One important consideration when applying for scholarships is that many schools ask you to report your scholarships, and whatever amount of money you receive from scholarships will be subtracted from your grants in a process called "scholarship displacement." It's a frustrating process that can have many students and parents scratching their heads over what all the hard work put into getting scholarships is for, but it's done under the belief that universities are providing the aid a student genuinely needs, and when outside sources provide additional help, they reduce that need.
This shouldn't deter you from seeking scholarships, though. You never know what your financial aid package will look like, and many students have successfully advocated to reverse their own scholarship displacement once it occurs.

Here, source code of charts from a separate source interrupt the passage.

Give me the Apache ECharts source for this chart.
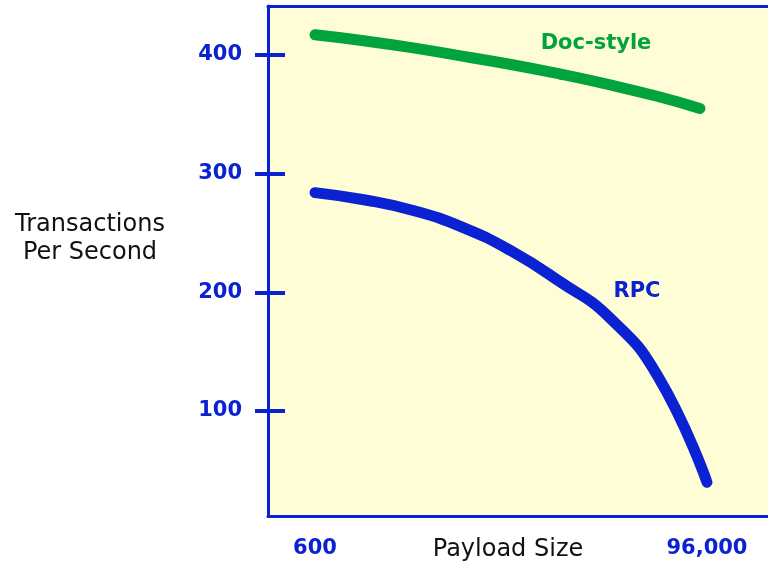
<!DOCTYPE html>
<html>
<head>
<meta charset="utf-8">
<script src="https://cdn.jsdelivr.net/npm/echarts@6/dist/echarts.min.js"></script>
<style>
  html, body { margin: 0; padding: 0; background: #fff; }
  #main { width: 768px; height: 569px; }
</style>
</head>
<body>
<div id="main"></div>
<script>
// payload size on x, transactions per second on y
var docSize = [600, 12500, 24500, 36400, 48300, 60200, 72200, 84100, 94300];
var docTps = [417, 412, 406, 399, 392, 384, 375, 365, 355];
var rpcSize = [600, 12500, 24500, 36400, 48300, 60200, 72200, 84100, 96000];
var rpcTps = [284, 278, 269, 255, 235, 209, 179, 129, 40];
var xTicks = [600, 96000];
var yTicks = [100, 200, 300, 400];

var blue = '#0a22d2';
var green = '#00a33c';
var font = '"DejaVu Sans", sans-serif';

function pairs(xs, ys) {
  return xs.map(function (x, i) { return [x, ys[i]]; });
}

var chartDom = document.getElementById('main');
var myChart = echarts.init(chartDom, null, { renderer: 'canvas' });
var option = {
  animation: false,
  grid: {
    left: 268, right: 0, top: 6, bottom: 53,
    show: true, backgroundColor: '#fffdd6', borderWidth: 0
  },
  xAxis: [
    {
      type: 'value', min: -10840, max: 110860,
      splitLine: { show: false },
      axisLine: { onZero: false, lineStyle: { color: blue, width: 3 } },
      axisTick: { show: false },
      axisLabel: {
        customValues: xTicks, margin: 22, color: blue,
        fontFamily: font, fontSize: 21, fontWeight: 'bold',
        formatter: function (v) { return v.toLocaleString('en-US'); }
      }
    },
    {
      type: 'value', position: 'top', min: -10840, max: 110860,
      splitLine: { show: false },
      axisLine: { show: true, onZero: false, lineStyle: { color: blue, width: 3 } },
      axisTick: { show: false }, axisLabel: { show: false }
    }
  ],
  yAxis: [
    {
      type: 'value', min: 11.5, max: 441.3,
      splitLine: { show: false },
      axisLine: { show: true, onZero: false, lineStyle: { color: blue, width: 3 } },
      axisTick: { customValues: yTicks, length: 13, lineStyle: { color: blue, width: 4 } },
      axisLabel: {
        customValues: yTicks, margin: 26, color: blue,
        fontFamily: font, fontSize: 21, fontWeight: 'bold'
      }
    },
    {
      type: 'value', min: 11.5, max: 441.3, position: 'left',
      splitLine: { show: false },
      axisLine: { show: false, onZero: false },
      axisTick: { show: true, inside: true, customValues: yTicks, length: 17, lineStyle: { color: blue, width: 4 } },
      axisLabel: { show: false }
    }
  ],
  series: [
    {
      name: 'Doc-style', type: 'line', smooth: true, symbol: 'none',
      data: pairs(docSize, docTps),
      lineStyle: { color: green, width: 11, cap: 'round', join: 'round' }
    },
    {
      name: 'RPC', type: 'line', smooth: true, symbol: 'none',
      data: pairs(rpcSize, rpcTps),
      lineStyle: { color: blue, width: 11, cap: 'round', join: 'round' }
    }
  ],
  graphic: [
    {
      type: 'text', x: 596, y: 44,
      style: { text: 'Doc-style', fill: green, font: 'bold 21px ' + font, align: 'center', verticalAlign: 'middle' }
    },
    {
      type: 'text', x: 637, y: 292,
      style: { text: 'RPC', fill: blue, font: 'bold 21px ' + font, align: 'center', verticalAlign: 'middle' }
    },
    {
      type: 'text', x: 508, y: 550,
      style: { text: 'Payload Size', fill: '#111', font: '24px ' + font, align: 'center', verticalAlign: 'middle' }
    },
    {
      type: 'text', x: 90, y: 225,
      style: { text: 'Transactions', fill: '#111', font: '24px ' + font, align: 'center', verticalAlign: 'middle' }
    },
    {
      type: 'text', x: 90, y: 253,
      style: { text: 'Per Second', fill: '#111', font: '24px ' + font, align: 'center', verticalAlign: 'middle' }
    }
  ]
};
option && myChart.setOption(option);
</script>
</body>
</html>
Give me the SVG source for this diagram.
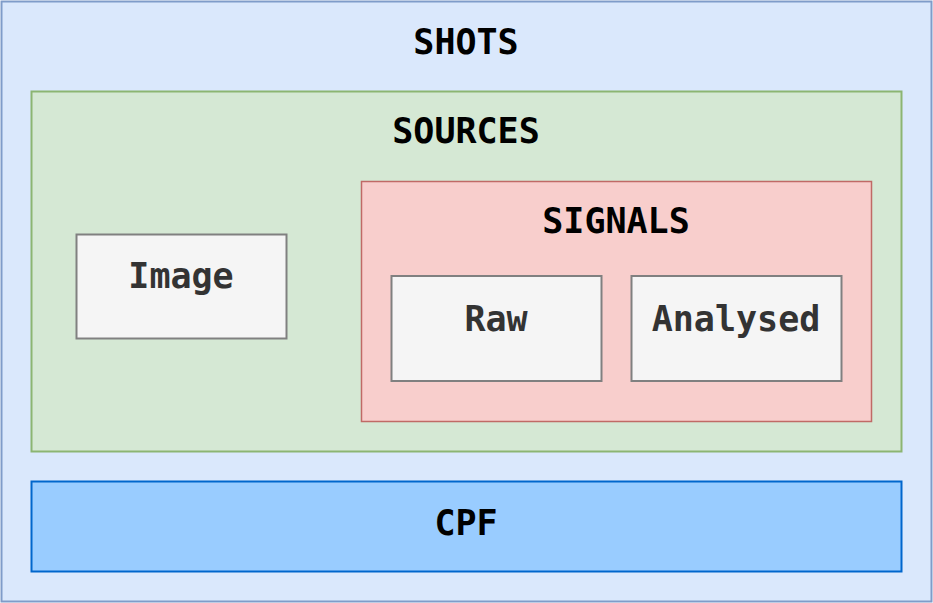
<svg xmlns="http://www.w3.org/2000/svg" width="933" height="603" viewBox="0 0 933 603">
<style>
text{font-family:"DejaVu Sans Mono","Liberation Mono",monospace;font-weight:bold;font-size:35px;text-anchor:middle}
.t{fill:#000}
.g{fill:#333}
.box{fill:#f5f5f5;stroke:#808080;stroke-width:2}
</style>
<rect width="933" height="603" fill="#ffffff"/>
<g id="shots">
<rect x="1.5" y="1.5" width="930" height="600" fill="#dae8fc" stroke="#7f9cc9" stroke-width="2"/>
<text class="t" x="466" y="54">SHOTS</text>
</g>
<g id="sources">
<rect x="31.5" y="91.5" width="870" height="360" fill="#d5e8d4" stroke="#8cb572" stroke-width="2"/>
<text class="t" x="466" y="143">SOURCES</text>
</g>
<g id="signals">
<rect x="361.5" y="181.5" width="510" height="240" fill="#f8cecc" stroke="#c06a66" stroke-width="1.5"/>
<text class="t" x="616" y="233">SIGNALS</text>
</g>
<g id="image">
<rect class="box" x="76.5" y="234.5" width="210" height="104"/>
<text class="g" x="181" y="288">Image</text>
</g>
<g id="raw">
<rect class="box" x="391.5" y="276" width="210" height="105"/>
<text class="g" x="496" y="331">Raw</text>
</g>
<g id="analysed">
<rect class="box" x="631.5" y="276" width="210" height="105"/>
<text class="g" x="736" y="331">Analysed</text>
</g>
<g id="cpf">
<rect x="31.5" y="481.5" width="870" height="90" fill="#99ccff" stroke="#0066cc" stroke-width="2"/>
<text class="t" x="466" y="535">CPF</text>
</g>
<g id="connectors"></g>
</svg>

One of the trickier and more-publicized forms of financial aid, student loans are a form of aid that, with a few rare exceptions, have to be paid back. They come in a variety of federal and private loan options, but generally, federal loans will be your most secure option. With them, you'll have fixed interest rates, require no co-signer, and have no obligation to pay them back until after leaving school or graduating.
Unfortunately, with the ballooning educational costs, students are increasingly having to look beyond federal loans to private student loans. These can come with higher interest rates and various payment plans, so it's best that you tread carefully when considering these options. Look for low or fixed interest rates if you can, and remember to read the fine print before making one of the first major financial decisions of your adult life.